[Excerpt from a dataset]
----
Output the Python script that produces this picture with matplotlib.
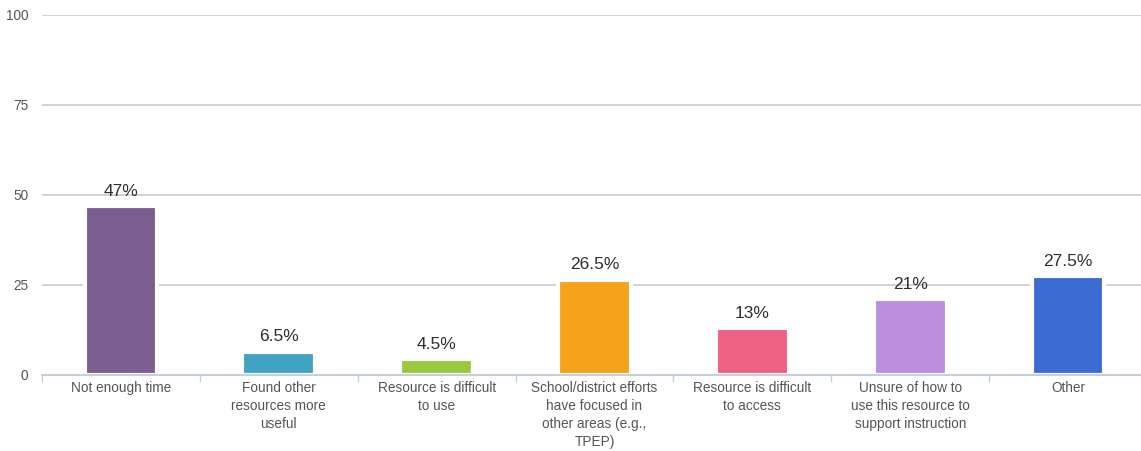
import numpy as np
import matplotlib.pyplot as plt

plt.rcParams['font.family'] = ['Liberation Sans', 'DejaVu Sans']

categories = ['Not enough time', 'Found other\nresources more\nuseful', 'Resource is difficult\nto use',
              'School/district efforts\nhave focused in\nother areas (e.g.,\nTPEP)', 'Resource is difficult\nto access',
              'Unsure of how to\nuse this resource to\nsupport instruction', 'Other']
values = [47, 6.5, 4.5, 26.5, 13, 21, 27.5]
labels = ['47%', '6.5%', '4.5%', '26.5%', '13%', '21%', '27.5%']
colors = ['#7B5E8F', '#3FA3C1', '#98C93C', '#F4A31B', '#EE6183', '#BB8EDE', '#3B6BD3']

fig = plt.figure(figsize=(11.41, 4.51), dpi=100)
ax = fig.add_axes([42 / 1141, 76 / 451, 1105 / 1141, 360 / 451])

x = np.arange(len(values))
ax.bar(x, values, width=0.46, color=colors, edgecolor='white', linewidth=3, zorder=3)
for xi, v, lab in zip(x, values, labels):
    ax.text(xi, v + 2.0, lab, ha='center', va='bottom', fontsize=12.5, color='#2E2E2E')

ax.set_xlim(-0.5, len(values) - 0.5)
ax.set_ylim(0, 100)
ax.set_yticks([0, 25, 50, 75, 100])
ax.yaxis.grid(True, color='#C6C6C6', linewidth=1.1, zorder=0)
ax.tick_params(axis='y', length=0, pad=10, labelsize=9.8, labelcolor='#555555')

# category labels centred, with small separator ticks between groups
ax.set_xticks(x)
ax.set_xticklabels(categories, fontsize=9.8, color='#555555', linespacing=1.38)
ax.tick_params(axis='x', which='major', length=0, pad=4)
ax.set_xticks(np.arange(len(values) + 1) - 0.5, minor=True)
ax.tick_params(axis='x', which='minor', length=5, color='#C5D0DD', width=1)

for s in ['top', 'right', 'left']:
    ax.spines[s].set_visible(False)
ax.spines['bottom'].set_color('#C5D0DD')
ax.spines['bottom'].set_linewidth(1.5)
ax.spines['bottom'].set_zorder(4)

fig.savefig('out.png', dpi=100)
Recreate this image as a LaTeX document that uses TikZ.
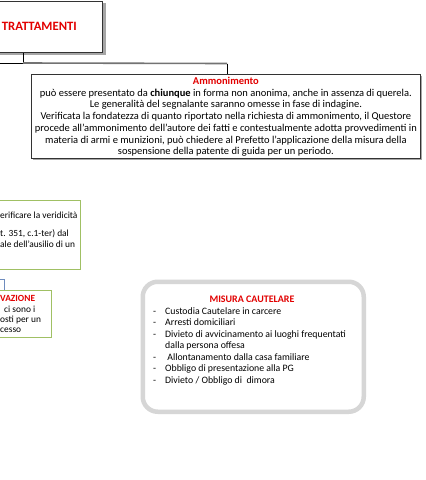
\documentclass[tikz,border=0pt]{standalone}
\usepackage{fontspec}
\setmainfont{Carlito}
\definecolor{tred}{RGB}{226,0,0}
\definecolor{boxgreen}{RGB}{160,192,100}
\definecolor{bluegray}{RGB}{110,140,190}
\definecolor{roundgray}{RGB}{214,214,214}
\tikzset{
  plainbox/.style={draw=black!80, fill=white, line width=0.8pt, inner sep=0pt},
  greenbox/.style={draw=boxgreen, fill=white, line width=0.8pt, inner sep=0pt},
  titletxt/.style={text=tred, font=\bfseries\fontsize{9.4}{11.2}\selectfont, inner sep=0pt},
  bodytxt/.style={font=\fontsize{9.4}{11.2}\selectfont, inner sep=0pt},
  shadowbox/.style={fill=black!35, draw=none}
}
\begin{document}
\begin{tikzpicture}[x=1pt,y=-1pt]
\useasboundingbox (0,0) rectangle (426,480);
\clip (0,0) rectangle (426,480);
\fill[white] (0,0) rectangle (426,480);

% TRATTAMENTI box
\fill[shadowbox] (-40,3) rectangle (105.5,54.5);
\node[plainbox, anchor=north east, minimum width=143pt, minimum height=51pt] (tratt) at (103,1) {};
\node[anchor=east, text=tred, font=\bfseries\fontsize{12.7}{15}\selectfont, inner sep=0pt] (trattlbl) at (77,26.5) {TRATTAMENTI};

% Ammonimento box
\fill[shadowbox] (33,76) rectangle (422,160);
\node[plainbox, anchor=north west, minimum width=389pt, minimum height=84pt] (ammon) at (31,74) {};
\node[bodytxt, font=\fontsize{10.5}{11.7}\selectfont, align=center, anchor=center] (ammontxt) at ([yshift=-0.5pt]ammon.center) {%
  {\color{tred}\bfseries Ammonimento}\\
  può essere presentato da \textbf{chiunque} in forma non anonima, anche in assenza di querela.\\
  Le generalità del segnalante saranno omesse in fase di indagine.\\
  Verificata la fondatezza di quanto riportato nella richiesta di ammonimento, il Questore\\
  procede all’ammonimento dell’autore dei fatti e contestualmente adotta provvedimenti in\\
  materia di armi e munizioni, può chiedere al Prefetto l’applicazione della misura della\\
  sospensione della patente di guida per un periodo.};

% connectors at top
\coordinate (c0) at (-5,63);
\coordinate (c1) at (23,63);
\coordinate (c2) at (227,63.5);
\draw[black, line width=0.8pt] (tratt.south -| c1) -- (c1) -- (c0);
\draw[black!55, line width=1.6pt] (c1) -- (c2);
\draw[black, line width=0.8pt] (c2) -- (ammon.north -| c2);

% green box
\node[greenbox, anchor=north east, minimum width=200pt, minimum height=69pt] (green) at (81,200) {};
\node[bodytxt, anchor=base west] (g1) at (0,218) {erificare la veridicità};
\node[bodytxt, anchor=base west] (g2) at (0,236) {t. 351, c.1-ter) dal};
\node[bodytxt, anchor=base west] (g3) at (0,247.5) {ale dell'ausilio di un};

% small blue connector
\coordinate (b0) at (-3,279);
\coordinate (b1) at (4,279);

% VAZIONE box
\node[greenbox, anchor=north east, minimum width=100pt, minimum height=47pt] (vaz) at (52,290) {};
\draw[bluegray, line width=0.9pt] (b0) -- (b1) -- (b1 |- vaz.north);
\node[titletxt, anchor=base west] (v1) at (0,301.5) {VAZIONE};
\node[bodytxt, anchor=base west] (v2) at (4,312) {ci sono i};
\node[bodytxt, anchor=base west] (v3) at (0,322) {osti per un};
\node[bodytxt, anchor=base west] (v4) at (0,332) {cesso};

% MISURA CAUTELARE rounded box
\node[draw=roundgray, fill=white, line width=4.5pt, rounded corners=15pt, minimum width=221pt, minimum height=130pt, anchor=north west, inner sep=0pt] (misura) at (140.5,279.5) {};
\node[titletxt, font=\bfseries\fontsize{10}{12}\selectfont] (mtitle) at (252,299) {MISURA CAUTELARE};
\node[bodytxt, anchor=north west, font=\fontsize{9.8}{11.5}\selectfont] (mlist) at (153,306) {%
  \begin{tabular}{@{}l@{\hspace{9pt}}l@{}}
  - & Custodia Cautelare in carcere\\
  - & Arresti domiciliari\\
  - & Divieto di avvicinamento ai luoghi frequentati\\
    & dalla persona offesa\\
  - & \ Allontanamento dalla casa familiare\\
  - & Obbligo di presentazione alla PG\\
  - & Divieto / Obbligo di\ \ dimora
  \end{tabular}};
\end{tikzpicture}
\end{document}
----
#### Exercise instructions:
Exactly as they appear, print the lines of the listing above from its first line through the line that contains "plt.rcParams['font.family'] = ['Liberation", minus the pictures.

#### Solved problem:
Output the Python script that produces this picture with matplotlib.
import numpy as np
import matplotlib.pyplot as plt

plt.rcParams['font.family'] = ['Liberation Sans', 'DejaVu Sans']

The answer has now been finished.